What to work on
Give an exact transcription of every line, dropping the images.

====

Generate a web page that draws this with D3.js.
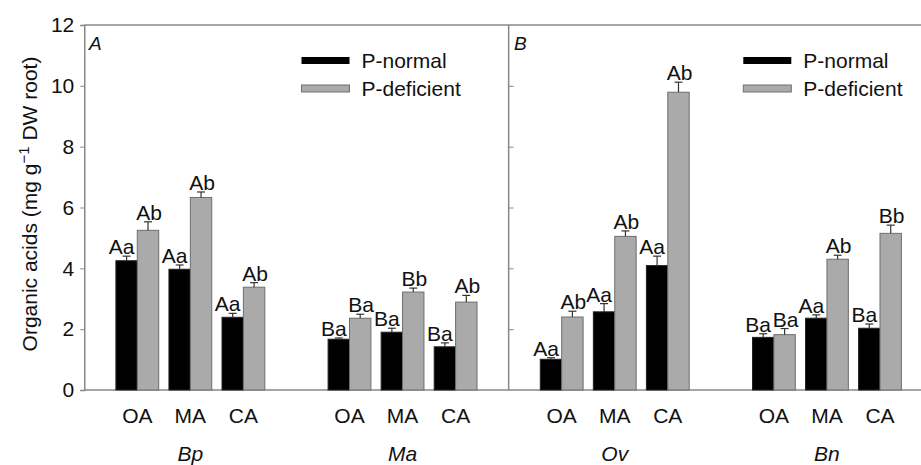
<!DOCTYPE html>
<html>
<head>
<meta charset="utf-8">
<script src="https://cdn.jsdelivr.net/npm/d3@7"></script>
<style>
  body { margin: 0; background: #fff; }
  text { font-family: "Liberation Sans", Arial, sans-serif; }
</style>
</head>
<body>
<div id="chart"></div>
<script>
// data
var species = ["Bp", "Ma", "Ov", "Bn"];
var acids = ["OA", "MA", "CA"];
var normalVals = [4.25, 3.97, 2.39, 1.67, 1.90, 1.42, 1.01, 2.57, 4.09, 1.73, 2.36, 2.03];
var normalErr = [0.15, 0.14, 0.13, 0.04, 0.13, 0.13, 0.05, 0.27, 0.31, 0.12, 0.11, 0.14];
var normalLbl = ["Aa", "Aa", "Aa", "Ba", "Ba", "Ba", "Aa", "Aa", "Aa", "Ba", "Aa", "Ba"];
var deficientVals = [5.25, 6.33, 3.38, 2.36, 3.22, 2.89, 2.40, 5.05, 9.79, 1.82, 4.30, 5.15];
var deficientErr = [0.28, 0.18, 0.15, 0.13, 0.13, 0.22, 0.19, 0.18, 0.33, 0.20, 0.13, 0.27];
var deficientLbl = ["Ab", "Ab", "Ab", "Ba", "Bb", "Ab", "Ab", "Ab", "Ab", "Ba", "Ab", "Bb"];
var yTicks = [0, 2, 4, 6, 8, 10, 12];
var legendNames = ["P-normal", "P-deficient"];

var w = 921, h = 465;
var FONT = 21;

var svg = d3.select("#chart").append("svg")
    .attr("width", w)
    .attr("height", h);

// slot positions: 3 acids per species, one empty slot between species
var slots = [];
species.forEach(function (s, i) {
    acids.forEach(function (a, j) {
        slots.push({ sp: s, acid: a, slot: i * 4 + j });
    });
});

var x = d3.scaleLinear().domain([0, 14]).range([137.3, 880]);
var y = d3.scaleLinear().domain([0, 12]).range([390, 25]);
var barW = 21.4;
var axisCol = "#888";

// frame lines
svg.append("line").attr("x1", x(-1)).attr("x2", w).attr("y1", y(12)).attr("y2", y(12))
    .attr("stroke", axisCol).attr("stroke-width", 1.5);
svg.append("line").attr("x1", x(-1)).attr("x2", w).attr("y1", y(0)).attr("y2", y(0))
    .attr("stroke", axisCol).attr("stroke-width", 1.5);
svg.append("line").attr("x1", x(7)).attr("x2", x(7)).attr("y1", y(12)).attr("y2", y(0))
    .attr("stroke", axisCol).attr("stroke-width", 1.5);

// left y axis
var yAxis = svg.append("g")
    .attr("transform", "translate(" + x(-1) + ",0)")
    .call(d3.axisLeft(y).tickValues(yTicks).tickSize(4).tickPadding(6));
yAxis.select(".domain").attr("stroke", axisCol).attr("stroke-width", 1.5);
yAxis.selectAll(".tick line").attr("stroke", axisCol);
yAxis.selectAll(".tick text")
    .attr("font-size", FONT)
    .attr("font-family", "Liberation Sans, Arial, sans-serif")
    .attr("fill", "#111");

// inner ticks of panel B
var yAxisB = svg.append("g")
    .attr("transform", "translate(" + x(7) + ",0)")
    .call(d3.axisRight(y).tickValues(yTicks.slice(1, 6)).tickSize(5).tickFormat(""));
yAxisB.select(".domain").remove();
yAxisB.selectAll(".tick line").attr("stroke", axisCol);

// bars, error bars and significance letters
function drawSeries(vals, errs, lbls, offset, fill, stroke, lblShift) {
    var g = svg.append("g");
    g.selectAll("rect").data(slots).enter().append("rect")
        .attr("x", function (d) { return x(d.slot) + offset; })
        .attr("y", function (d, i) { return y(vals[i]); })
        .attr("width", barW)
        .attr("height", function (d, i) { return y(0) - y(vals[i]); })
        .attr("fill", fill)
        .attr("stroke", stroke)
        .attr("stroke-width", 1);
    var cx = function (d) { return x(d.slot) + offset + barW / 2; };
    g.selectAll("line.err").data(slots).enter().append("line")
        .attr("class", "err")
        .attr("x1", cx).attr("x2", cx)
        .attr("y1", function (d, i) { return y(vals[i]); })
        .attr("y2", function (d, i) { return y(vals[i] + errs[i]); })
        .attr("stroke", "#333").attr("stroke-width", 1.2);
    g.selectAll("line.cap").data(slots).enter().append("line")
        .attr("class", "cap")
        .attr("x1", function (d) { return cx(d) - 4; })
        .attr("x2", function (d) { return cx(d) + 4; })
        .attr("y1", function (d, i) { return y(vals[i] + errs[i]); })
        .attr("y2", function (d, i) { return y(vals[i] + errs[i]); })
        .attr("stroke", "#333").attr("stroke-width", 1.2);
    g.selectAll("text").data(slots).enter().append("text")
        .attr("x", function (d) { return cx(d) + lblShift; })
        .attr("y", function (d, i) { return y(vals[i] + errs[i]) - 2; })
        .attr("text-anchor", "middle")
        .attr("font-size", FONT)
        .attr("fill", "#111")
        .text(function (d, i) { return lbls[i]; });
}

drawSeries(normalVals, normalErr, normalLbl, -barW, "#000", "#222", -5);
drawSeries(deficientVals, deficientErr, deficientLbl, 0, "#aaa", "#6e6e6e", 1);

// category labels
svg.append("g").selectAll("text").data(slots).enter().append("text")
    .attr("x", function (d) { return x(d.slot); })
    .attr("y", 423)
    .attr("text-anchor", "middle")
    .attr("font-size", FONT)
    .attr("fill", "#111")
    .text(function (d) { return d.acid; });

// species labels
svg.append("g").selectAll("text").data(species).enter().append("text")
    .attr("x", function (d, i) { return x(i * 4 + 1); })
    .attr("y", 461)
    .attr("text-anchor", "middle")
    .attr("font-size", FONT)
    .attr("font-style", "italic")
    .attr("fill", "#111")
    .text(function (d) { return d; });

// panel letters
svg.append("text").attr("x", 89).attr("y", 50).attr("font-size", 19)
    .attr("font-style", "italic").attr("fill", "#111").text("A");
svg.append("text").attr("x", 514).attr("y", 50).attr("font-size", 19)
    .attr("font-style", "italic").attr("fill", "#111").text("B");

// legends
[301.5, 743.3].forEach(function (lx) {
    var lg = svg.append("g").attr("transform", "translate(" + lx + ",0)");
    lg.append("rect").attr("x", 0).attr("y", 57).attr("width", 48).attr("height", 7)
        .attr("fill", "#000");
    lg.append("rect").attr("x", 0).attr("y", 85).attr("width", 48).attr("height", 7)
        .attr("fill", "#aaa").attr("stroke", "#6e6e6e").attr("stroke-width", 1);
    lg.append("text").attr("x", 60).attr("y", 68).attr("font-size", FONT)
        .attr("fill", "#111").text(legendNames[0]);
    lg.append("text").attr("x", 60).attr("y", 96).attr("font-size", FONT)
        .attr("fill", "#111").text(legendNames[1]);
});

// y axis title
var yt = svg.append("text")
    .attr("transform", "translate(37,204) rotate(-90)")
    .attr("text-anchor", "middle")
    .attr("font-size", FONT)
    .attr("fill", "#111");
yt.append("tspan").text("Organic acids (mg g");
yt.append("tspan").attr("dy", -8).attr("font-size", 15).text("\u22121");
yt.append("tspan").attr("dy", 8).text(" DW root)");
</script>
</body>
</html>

====

Output
Generate a web page that draws this with D3.js.
<!DOCTYPE html>
<html>
<head>
<meta charset="utf-8">
<script src="https://cdn.jsdelivr.net/npm/d3@7"></script>
<style>
  body { margin: 0; background: #fff; }
  text { font-family: "Liberation Sans", Arial, sans-serif; }
</style>
</head>
<body>
<div id="chart"></div>
<script>
// data
var species = ["Bp", "Ma", "Ov", "Bn"];
var acids = ["OA", "MA", "CA"];
var normalVals = [4.25, 3.97, 2.39, 1.67, 1.90, 1.42, 1.01, 2.57, 4.09, 1.73, 2.36, 2.03];
var normalErr = [0.15, 0.14, 0.13, 0.04, 0.13, 0.13, 0.05, 0.27, 0.31, 0.12, 0.11, 0.14];
var normalLbl = ["Aa", "Aa", "Aa", "Ba", "Ba", "Ba", "Aa", "Aa", "Aa", "Ba", "Aa", "Ba"];
var deficientVals = [5.25, 6.33, 3.38, 2.36, 3.22, 2.89, 2.40, 5.05, 9.79, 1.82, 4.30, 5.15];
var deficientErr = [0.28, 0.18, 0.15, 0.13, 0.13, 0.22, 0.19, 0.18, 0.33, 0.20, 0.13, 0.27];
var deficientLbl = ["Ab", "Ab", "Ab", "Ba", "Bb", "Ab", "Ab", "Ab", "Ab", "Ba", "Ab", "Bb"];
var yTicks = [0, 2, 4, 6, 8, 10, 12];
var legendNames = ["P-normal", "P-deficient"];

var w = 921, h = 465;
var FONT = 21;

var svg = d3.select("#chart").append("svg")
    .attr("width", w)
    .attr("height", h);

// slot positions: 3 acids per species, one empty slot between species
var slots = [];
species.forEach(function (s, i) {
    acids.forEach(function (a, j) {
        slots.push({ sp: s, acid: a, slot: i * 4 + j });
    });
});

var x = d3.scaleLinear().domain([0, 14]).range([137.3, 880]);
var y = d3.scaleLinear().domain([0, 12]).range([390, 25]);
var barW = 21.4;
var axisCol = "#888";

// frame lines
svg.append("line").attr("x1", x(-1)).attr("x2", w).attr("y1", y(12)).attr("y2", y(12))
    .attr("stroke", axisCol).attr("stroke-width", 1.5);
svg.append("line").attr("x1", x(-1)).attr("x2", w).attr("y1", y(0)).attr("y2", y(0))
    .attr("stroke", axisCol).attr("stroke-width", 1.5);
svg.append("line").attr("x1", x(7)).attr("x2", x(7)).attr("y1", y(12)).attr("y2", y(0))
    .attr("stroke", axisCol).attr("stroke-width", 1.5);

// left y axis
var yAxis = svg.append("g")
    .attr("transform", "translate(" + x(-1) + ",0)")
    .call(d3.axisLeft(y).tickValues(yTicks).tickSize(4).tickPadding(6));
yAxis.select(".domain").attr("stroke", axisCol).attr("stroke-width", 1.5);
yAxis.selectAll(".tick line").attr("stroke", axisCol);
yAxis.selectAll(".tick text")
    .attr("font-size", FONT)
    .attr("font-family", "Liberation Sans, Arial, sans-serif")
    .attr("fill", "#111");

// inner ticks of panel B
var yAxisB = svg.append("g")
    .attr("transform", "translate(" + x(7) + ",0)")
    .call(d3.axisRight(y).tickValues(yTicks.slice(1, 6)).tickSize(5).tickFormat(""));
yAxisB.select(".domain").remove();
yAxisB.selectAll(".tick line").attr("stroke", axisCol);

// bars, error bars and significance letters
function drawSeries(vals, errs, lbls, offset, fill, stroke, lblShift) {
    var g = svg.append("g");
    g.selectAll("rect").data(slots).enter().append("rect")
        .attr("x", function (d) { return x(d.slot) + offset; })
        .attr("y", function (d, i) { return y(vals[i]); })
        .attr("width", barW)
        .attr("height", function (d, i) { return y(0) - y(vals[i]); })
        .attr("fill", fill)
        .attr("stroke", stroke)
        .attr("stroke-width", 1);
    var cx = function (d) { return x(d.slot) + offset + barW / 2; };
    g.selectAll("line.err").data(slots).enter().append("line")
        .attr("class", "err")
        .attr("x1", cx).attr("x2", cx)
        .attr("y1", function (d, i) { return y(vals[i]); })
        .attr("y2", function (d, i) { return y(vals[i] + errs[i]); })
        .attr("stroke", "#333").attr("stroke-width", 1.2);
    g.selectAll("line.cap").data(slots).enter().append("line")
        .attr("class", "cap")
        .attr("x1", function (d) { return cx(d) - 4; })
        .attr("x2", function (d) { return cx(d) + 4; })
        .attr("y1", function (d, i) { return y(vals[i] + errs[i]); })
        .attr("y2", function (d, i) { return y(vals[i] + errs[i]); })
        .attr("stroke", "#333").attr("stroke-width", 1.2);
    g.selectAll("text").data(slots).enter().append("text")
        .attr("x", function (d) { return cx(d) + lblShift; })
        .attr("y", function (d, i) { return y(vals[i] + errs[i]) - 2; })
        .attr("text-anchor", "middle")
        .attr("font-size", FONT)
        .attr("fill", "#111")
        .text(function (d, i) { return lbls[i]; });
}

drawSeries(normalVals, normalErr, normalLbl, -barW, "#000", "#222", -5);
drawSeries(deficientVals, deficientErr, deficientLbl, 0, "#aaa", "#6e6e6e", 1);

// category labels
svg.append("g").selectAll("text").data(slots).enter().append("text")
    .attr("x", function (d) { return x(d.slot); })
    .attr("y", 423)
    .attr("text-anchor", "middle")
    .attr("font-size", FONT)
    .attr("fill", "#111")
    .text(function (d) { return d.acid; });

// species labels
svg.append("g").selectAll("text").data(species).enter().append("text")
    .attr("x", function (d, i) { return x(i * 4 + 1); })
    .attr("y", 461)
    .attr("text-anchor", "middle")
    .attr("font-size", FONT)
    .attr("font-style", "italic")
    .attr("fill", "#111")
    .text(function (d) { return d; });

// panel letters
svg.append("text").attr("x", 89).attr("y", 50).attr("font-size", 19)
    .attr("font-style", "italic").attr("fill", "#111").text("A");
svg.append("text").attr("x", 514).attr("y", 50).attr("font-size", 19)
    .attr("font-style", "italic").attr("fill", "#111").text("B");

// legends
[301.5, 743.3].forEach(function (lx) {
    var lg = svg.append("g").attr("transform", "translate(" + lx + ",0)");
    lg.append("rect").attr("x", 0).attr("y", 57).attr("width", 48).attr("height", 7)
        .attr("fill", "#000");
    lg.append("rect").attr("x", 0).attr("y", 85).attr("width", 48).attr("height", 7)
        .attr("fill", "#aaa").attr("stroke", "#6e6e6e").attr("stroke-width", 1);
    lg.append("text").attr("x", 60).attr("y", 68).attr("font-size", FONT)
        .attr("fill", "#111").text(legendNames[0]);
    lg.append("text").attr("x", 60).attr("y", 96).attr("font-size", FONT)
        .attr("fill", "#111").text(legendNames[1]);
});

// y axis title
var yt = svg.append("text")
    .attr("transform", "translate(37,204) rotate(-90)")
    .attr("text-anchor", "middle")
    .attr("font-size", FONT)
    .attr("fill", "#111");
yt.append("tspan").text("Organic acids (mg g");
yt.append("tspan").attr("dy", -8).attr("font-size", 15).text("\u22121");
yt.append("tspan").attr("dy", 8).text(" DW root)");
</script>
</body>
</html>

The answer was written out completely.